The clash between Kalshi and Robinhood is a case study in how owning users can matter more than owning licenses. Kalshi spent years grinding through Commodity Futures Trading Commission processes to secure designated contract market status and build a regulated venue for event contracts like inflation, elections, and sports. It raised money at an $11,000,000,000 valuation on the promise that once regulatory moats were built, it would dominate prediction markets. Yet as prediction markets went mainstream in 2025, Robinhood leveraged its installed base of 10,000,000 plus active traders and its mobile first design to capture a huge chunk of that flow within weeks of launching.
Recent industry analysis notes that Robinhood now drives a significant share of regulated prediction market volume and is on track to generate hundreds of millions in recurring revenue from the category. External coverage of Robinhood’s expansion describes a two tier ecosystem forming. On one side sit specialized venues like Kalshi and Polymarket that list contracts and provide liquidity. On the other side sit distribution giants like Robinhood, large brokers, and eventually major crypto exchanges that control the retail relationship and can plug into multiple venues simultaneously. In that structure, the exchange license is the pipe. The broker with 1,000,000 plus users is the faucet.

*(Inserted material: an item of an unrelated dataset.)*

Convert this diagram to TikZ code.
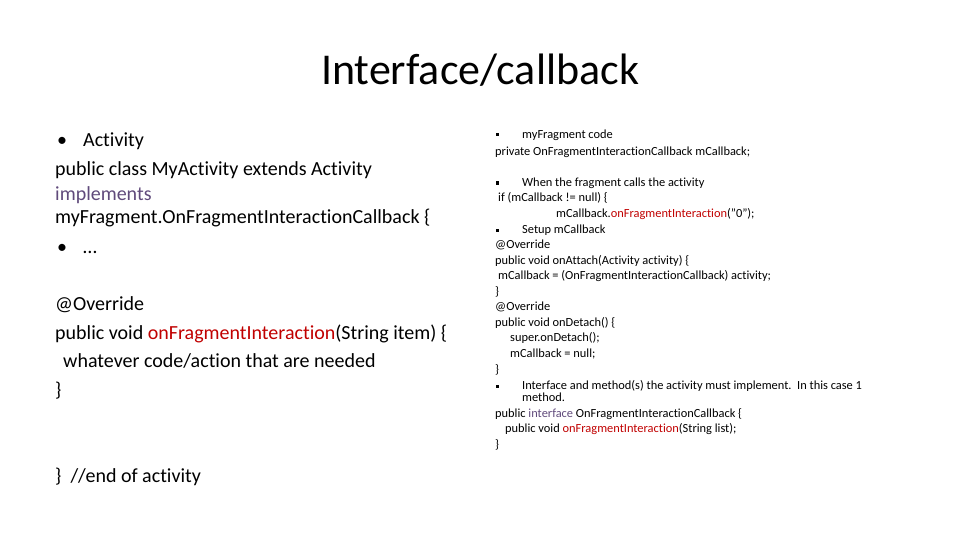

This is where Kalshi’s problem becomes visible. It fought for years to become the compliant backbone for U.S. prediction markets and even litigated against the CFTC to defend its product scope. However, the moment Robinhood could route that inventory into a familiar, low friction user interface where accounts, funding, and notifications already existed, the average retail trader had little reason to ever touch Kalshi’s native app. The pipes may belong to Kalshi, but the mindshare belongs to Robinhood. That is how a firm that did the regulatory legwork can wake up and realize that 85% of its potential front end traffic has been absorbed by a partner that is free to swap in other venues later.
The scale of the opportunity explains why this fight is so intense. Analysts track prediction related tokens and platforms moving toward $5,000,000,000 in monthly volume when combining sports, macro, and crypto linked event contracts. If Robinhood is currently the only large cap public equity exposure that gives investors a direct line into this flow, then its role as an aggregator of prediction liquidity takes on outsized importance. It is not just another feature inside a trading app. It is a wedge into a new asset class where probabilities, not just prices, are financialized.
Viewed through that lens, the story is not just “Kalshi loses to better UX.” It is a reminder that in modern markets, pipes without users are commodities, and users without pipes are an opportunity. Kalshi proved that regulated prediction markets can exist and even fought to expand what they are allowed to list. Robinhood watched that work, then layered a consumer grade interface, rewards, and familiar branding on top of it. The result is a power dynamic where the exchange that battled regulators risks becoming a background service provider, while the app that mastered attention becomes the primary way Wall Street and Main Street express views on the future.